Sweden has long prided itself on its high ambitions and compliance when it comes to cutting emissions. The climate mission is more fervently embraced by left-wing parties, but even the current centre-right conservative government has repeatedly reassured that it is committed to the global programme of transitioning its energy sector, and its industrial sector. However, the conflict between these political goals and the public opinion has hollowed out the ambitions a little.
Make no mistake – technological advances that lead to fewer emissions and pollutants, as well as smarter resource consumption are inherently positive developments. That is, generously expressed, the core of the green transition to some extent. That is at least how many people in the public, as well as in politics, choose to interpret it.
The current Swedish government, composed of the Moderates, the Christian Democrats, and the Liberals, with the confidence and supply of the Sweden Democrats, probably largely understands this. The weakest link of the four parties is the Liberals. This centrist party, with a popularly unappealing elitism and overly academic sensibility, agreed to enter a governing constellation supported by the nationalist Sweden Democrats with the declaration that they are the guarantee for the longevity of liberal core values – which in the 2020s seem to include climate anxiety.
The Liberals have arguably been unsuccessful in their mission, however, despite holding the climate portfolio in the government. One of the key pledges of the Sweden Democrats and the Christian Democrats was to slash the punitive reduktionsplikt, a legal imperative for fossil fuel producers to mix gasoline and diesel with considerably more expensive renewable alternatives, such as bio fuel. The controversial policy, which originates from an ‘over-implemented’ EU directive, was all but abolished early on in the government’s tenure. Resultantly, Sweden currently has some of the lowest fuel prices in Europe, down from having had the highest in 2022. Where were the Liberals? Silently complying.
The Liberals have also absorbed the criticism towards the government’s ‘failure’ (alternatively disinterest) to live up to a variety of nationally defined as well as EU-imposed climate goals. Always with a surprising resilience and without counter-signalling their governing partners.

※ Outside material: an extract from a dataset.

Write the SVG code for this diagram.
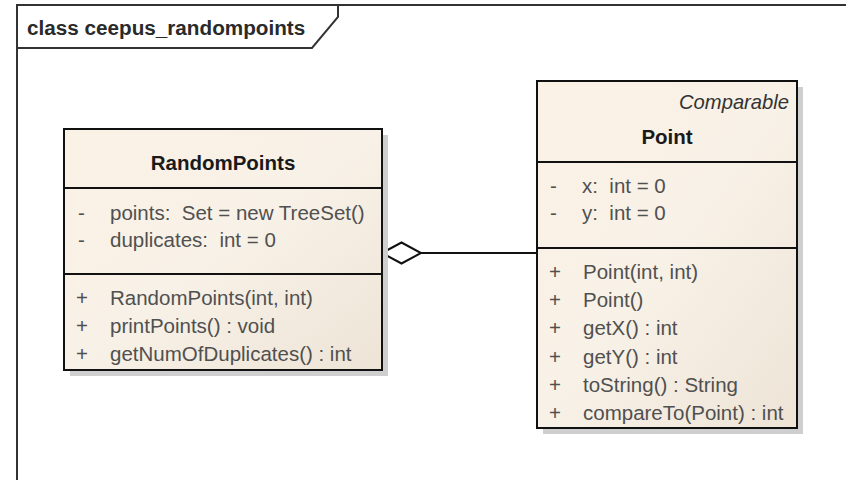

In February, the Liberals made another surprising concession on what their voters and the general public perceived to be uncompromisable. Romina Pourmokhtari, the Liberal climate minister, announced that she wants Sweden to scrap the transport emission reduction goal. As it currently stands in the nationally adopted climate goals, emissions from vehicles must be cut by 70 percent from their 2010 levels, until 2030. The achieved reduction is stated to be at 19 percent, prompting the minister to admit that this political directive is far out of reach and unrealistic if Sweden is to have any standard of living at all. Having tempered the fuel cost crisis only to walk into another energy crisis with soaring electricity prices, the Liberals understand that the public’s patience has worn very thin with climate policies. The public pressure to allow Swedes to continue driving their cars has landed the Liberals in the same policy position as the Sweden Democrats, the ‘regressive’ and populist party that they swore to keep at bay.
The emission cut is therefore to be replaced with an electrification goal, the minister proposes. This however poses another problem that does not relieve Swedish consumers and industry from ham-fisted ideology.
As alluded to earlier, the green transition, which is the larger framework to which all of this pragmatism is bound, is about technological development to reduce waste. Both literal waste and uneconomic use of resources. With rigid political goals, the organic incentives for the industries to respond to market demand is however eliminated. The public will want products that are resource-efficient, cheap, and in the climate context, easy on their conscience. But all they will get with ideologically charged goalposts from the government is rising energy and fuel costs and inefficient tax-funded mega projects with the purpose of projecting the government’s global climate goal compliance (Northvolt and Stegra, which I have written to great lengths about previously). If the adherents of liberalism would live up to the spirit of their name and trust in simple market mechanisms, the green transition will come when society can afford to produce it.
The Liberals, and certainly many level-headed and pragmatic people across the political spectrum, have finally abandoned the idea to penalise ordinary people for being dependent on fossil fuels. But they are far from realising that overly ambitious climate goals dictated by idealists in armchairs in Brussels or Stockholm do more harm than good. So far it is only ‘populists’ such as the Sweden Democrats that understand this.